Fraud must be stamped out – but bonus reforms will backfire
BONUSES are not the source of all evil. Sorry, I know I’m not meant to say that, but it’s the truth.
Some of the Bank of England’s proposed reforms to bonuses make a lot of sense – crime, fraud and misselling need to be ruthlessly stamped out, and incentives need to be correctly aligned – but others will weaken, rather than strengthen, the financial system and the rule of law. The Independent Commission on Banking’s proposals will also backfire.
Should some payments be delayed to make sure that short-termist behaviour is discouraged and that performance can be properly assessed over a decent period? Absolutely, and that is pretty much what is happening now, with bonuses deferred over three years. But while this sort of approach will weed out some problems, it won’t stop many other bad decisions. Lehman Brothers’ employees were partly paid in stock and owned significant stakes in their bank; yet they still took decisions that led to its collapse. Many lost fortunes when the firm went bankrupt.
Deferring bonuses prevents fraud but doesn’t stop mistakes, manias, irrational exuberance and the rest.
But extending this principle to ten years is absurd. There is too much uncertainty over such a long period of time. Imagine the scene: the boss walks over to a hard-working employee, who is desperate to do well and better herself – but tells her that she will be getting her bonuses in tranches over the next decade. For people trying to get on in life and save up for a deposit on their homes, this sort of thing would be almost useless and in some cases downright insulting. Three years is one thing – the length of a university degree, a comprehensible period of time – a decade another thing entirely. Bonuses would start to feel more like pensions, albeit uncertain ones. Nobody can know what their lives will look like in ten years’ time. Some recipients will even have died.
A much more realistic outcome under these rules is that high-performing employees would get a pay rise, which isn’t deferred and isn’t subject to any clawback, and the use of variable pay will dwindle.
Rewards would thus become shorterterm, and saddle banks with ever-higher fixed costs and an inflexible pay structure, making them more likely to go bust in downturns.
Variable pay is generally best viewed as a revenue sharing system between employees and owners in a highly cyclical industry. If revenues go up, so does pay; if they fall, so does pay. Bonuses are not especially closely related to profits but are closely related to turnover. Anything that ruptures this system by reducing the role of variable pay – either EU bonus caps, or extreme deferral proposals – will increase risk. Sacking staff will become the only way firms can reduce costs in a downturn.
The Bank’s proposal to allow bonuses to be clawed back for up to six years after they were awarded is partly right – but not entirely.
If this were only about recouping illgotten gains, that would be fine – for example, staff that benefited from misselling, incorrect statements, lies or fraud.

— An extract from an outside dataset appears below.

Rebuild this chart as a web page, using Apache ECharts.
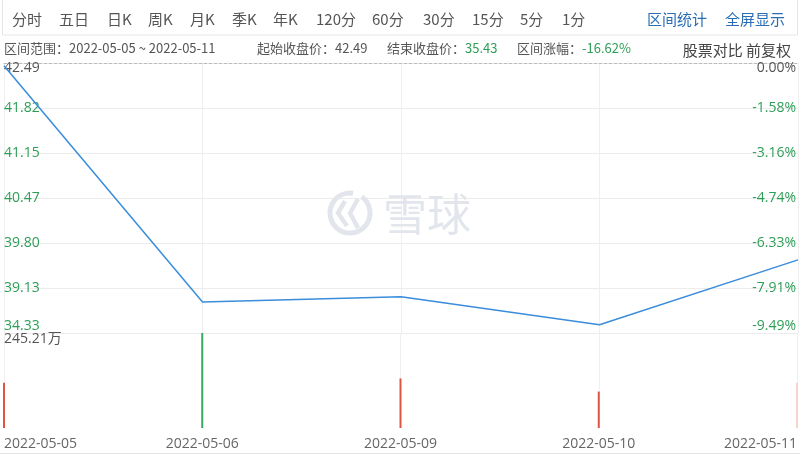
<!DOCTYPE html>
<html>
<head>
<meta charset="utf-8">
<script src="https://cdn.jsdelivr.net/npm/echarts@6/dist/echarts.min.js"></script>
<style>
html,body{margin:0;padding:0;background:#fff;}
#main{width:800px;height:456px;}
</style>
</head>
<body>
<div id="main"></div>
<script>
// ---- data ----
var categories = ['2022-05-05', '2022-05-06', '2022-05-09', '2022-05-10', '2022-05-11'];
var closePrices = [42.45, 38.92, 39.00, 38.58, 39.55];
var volumes = [117, 245.21, 128, 94, 117];          // 万
var volumeUp = [true, false, true, true, true];      // red = up, green = down
var priceTickLabels = ['34.33', '39.13', '39.80', '40.47', '41.15', '41.82', '42.49'];
var pctTickLabels = ['-9.49%', '-7.91%', '-6.33%', '-4.74%', '-3.16%', '-1.58%', '0.00%'];
var priceMin = 38.458, priceMax = 42.49;
var volumeMax = 245.21;
var toolbarItems = [['分时', 12], ['五日', 59], ['日K', 107], ['周K', 148], ['月K', 190], ['季K', 232], ['年K', 273],
  ['120分', 316], ['60分', 372], ['30分', 423], ['15分', 472], ['5分', 520], ['1分', 562]];

var FONT = '"Noto Sans CJK SC", "Microsoft YaHei", sans-serif';
var NUMFONT = '"Open Sans", "Noto Sans CJK SC", sans-serif';
var GREEN = '#2e9e57';
var RED = '#e0553f';

var chart = echarts.init(document.getElementById('main'));

var graphics = [
  {type: 'rect', shape: {x: 2.5, y: -1, width: 795, height: 36}, style: {fill: '#fff', stroke: '#e6e6e6', lineWidth: 1}, z: 0}
];
toolbarItems.forEach(function (t) {
  graphics.push({type: 'text', x: t[1], y: 19, style: {text: t[0], font: '15px ' + FONT, fill: '#555', verticalAlign: 'middle'}});
});
graphics.push({type: 'text', x: 647, y: 19, style: {text: '区间统计', font: '15px ' + FONT, fill: '#2a6db5', verticalAlign: 'middle'}});
graphics.push({type: 'text', x: 725, y: 19, style: {text: '全屏显示', font: '15px ' + FONT, fill: '#2a6db5', verticalAlign: 'middle'}});

graphics.push({type: 'text', x: 4, y: 48, style: {text: '区间范围：' + categories[0] + ' ~ ' + categories[categories.length - 1], font: '13px ' + FONT, fill: '#555', verticalAlign: 'middle'}});
graphics.push({type: 'text', x: 257, y: 48, style: {text: '起始收盘价：42.49', font: '13px ' + FONT, fill: '#555', verticalAlign: 'middle'}});
graphics.push({type: 'text', x: 387, y: 48, style: {text: '结束收盘价：{g|35.43}', font: '13px ' + FONT, fill: '#555', verticalAlign: 'middle',
  rich: {g: {fill: GREEN, font: '13px ' + FONT}}}});
graphics.push({type: 'text', x: 517, y: 48, style: {text: '区间涨幅：{g|-16.62%}', font: '13px ' + FONT, fill: '#555', verticalAlign: 'middle',
  rich: {g: {fill: GREEN, font: '13px ' + FONT}}}});
graphics.push({type: 'text', x: 791, y: 50, style: {text: '股票对比 前复权', font: '15px ' + FONT, fill: '#444', align: 'right', verticalAlign: 'middle'}});

// watermark
var WM = '#e2e6ec';
graphics.push({type: 'arc', shape: {cx: 350, cy: 213, r: 20, startAngle: -Math.PI * 0.3, endAngle: Math.PI * 1.55}, style: {stroke: WM, lineWidth: 5, fill: null}, z: 1});
graphics.push({type: 'polyline', shape: {points: [[345, 201], [338, 213], [347, 226]]}, style: {stroke: WM, lineWidth: 4.5, fill: null}, z: 1});
graphics.push({type: 'polyline', shape: {points: [[358, 199], [350, 213], [358, 228]]}, style: {stroke: WM, lineWidth: 4.5, fill: null}, z: 1});
graphics.push({type: 'text', x: 383, y: 214, style: {text: '雪球', font: '44px ' + FONT, fill: WM, verticalAlign: 'middle'}, z: 1});
// bottom slider baseline
graphics.push({type: 'line', shape: {x1: 0, y1: 453.5, x2: 800, y2: 453.5}, style: {stroke: '#e3e3e3', lineWidth: 1}});

var idxLabelRich = {
  top: {padding: [11, 0, 0, 0], fontSize: 14, fontFamily: NUMFONT},
  bot: {padding: [0, 0, 14, 0], fontSize: 14, fontFamily: NUMFONT},
  mid: {fontSize: 14, fontFamily: NUMFONT}
};

function idxFormatter(arr) {
  return function (v) {
    var i = Math.round(v);
    var s = arr[i];
    if (i === 6) return '{top|' + s + '}';
    if (i === 0) return '{bot|' + s + '}';
    return '{mid|' + s + '}';
  };
}
function idxColor(v) {
  return Math.round(v) === 6 ? '#555' : GREEN;
}

var option = {
  animation: false,
  backgroundColor: '#fff',
  graphic: graphics,
  grid: [
    {left: 4, right: 2, top: 63, height: 270},
    {left: 4, right: 2, top: 333, height: 95}
  ],
  xAxis: [
    {type: 'category', gridIndex: 0, data: categories, boundaryGap: false,
      axisLine: {show: false}, axisTick: {show: false}, axisLabel: {show: false},
      splitLine: {show: true, lineStyle: {color: '#efefef'}}},
    {type: 'category', gridIndex: 1, data: categories, boundaryGap: false,
      axisLine: {show: false}, axisTick: {show: false},
      axisLabel: {show: true, color: '#666', fontSize: 14, fontFamily: NUMFONT, margin: 9, interval: 0,
        alignMinLabel: 'left', alignMaxLabel: 'right'},
      splitLine: {show: true, lineStyle: {color: '#efefef'}}},
    {type: 'category', gridIndex: 0, position: 'top', data: categories, boundaryGap: false,
      axisLine: {show: true, onZero: false, lineStyle: {color: '#bbb', type: [3, 2]}}, axisTick: {show: false}, axisLabel: {show: false},
      splitLine: {show: false}}
  ],
  yAxis: [
    {type: 'value', gridIndex: 0, min: priceMin, max: priceMax, show: false, splitLine: {show: false}},
    {type: 'value', gridIndex: 0, position: 'left', min: 0, max: 6, interval: 1,
      axisLine: {show: false}, axisTick: {show: false},
      axisLabel: {inside: true, margin: 0, formatter: idxFormatter(priceTickLabels), color: idxColor, rich: idxLabelRich, showMinLabel: true, showMaxLabel: true},
      splitLine: {show: true, lineStyle: {color: ['#ececec', '#ececec', '#ececec', '#ececec', '#ececec', '#ececec', 'rgba(0,0,0,0)']}}},
    {type: 'value', gridIndex: 0, position: 'right', min: 0, max: 6, interval: 1,
      axisLine: {show: false}, axisTick: {show: false},
      axisLabel: {inside: true, margin: 2, formatter: idxFormatter(pctTickLabels), color: idxColor, rich: idxLabelRich, showMinLabel: true, showMaxLabel: true},
      splitLine: {show: false}},
    {type: 'value', gridIndex: 1, min: 0, max: volumeMax, interval: volumeMax,
      axisLine: {show: false}, axisTick: {show: false}, splitLine: {show: false},
      axisLabel: {inside: true, margin: 0, color: '#555', fontSize: 14, fontFamily: NUMFONT,
        formatter: function (v) { return v >= volumeMax - 0.001 ? '{top|' + volumeMax.toFixed(2) + '万}' : ''; },
        rich: {top: {padding: [13, 0, 0, 0], fontSize: 14, fontFamily: NUMFONT}}}}
  ],
  series: [
    {type: 'line', xAxisIndex: 0, yAxisIndex: 0, data: closePrices, symbol: 'none',
      lineStyle: {color: '#3a8ddb', width: 1.5}, z: 5},
    {type: 'bar', xAxisIndex: 1, yAxisIndex: 3, barWidth: 2,
      data: volumes.map(function (v, i) {
        var c = volumeUp[i] ? RED : '#3aa85f';
        if (i === volumes.length - 1) c = '#f6d3cc';
        return {value: v, itemStyle: {color: c}};
      })}
  ]
};
chart.setOption(option);
</script>
</body>
</html>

There should also no longer be any more Fred Goodwin-style rewards to CEOs who bankrupt organisations.
However, the Bank’s clawbacks will apply to a very large number of people, will kick in if there is “reasonable evidence of employee misbehaviour or material error” (good if the burden of proof is sufficiently strict), if there is a “material downturn” in the firm’s performance (dangerous, as could simply be caused by a change in economic conditions), if the relevant unit suffers a material failure of risk management (depends), and will apply not just to those directly involved but also to those that should have been aware of the failure but weren’t or failed to act (again, depends).
Clawbacks are a great tool when applied properly, fairly and sparingly – but these proposals, and those for 10-year deferrals – are too extreme.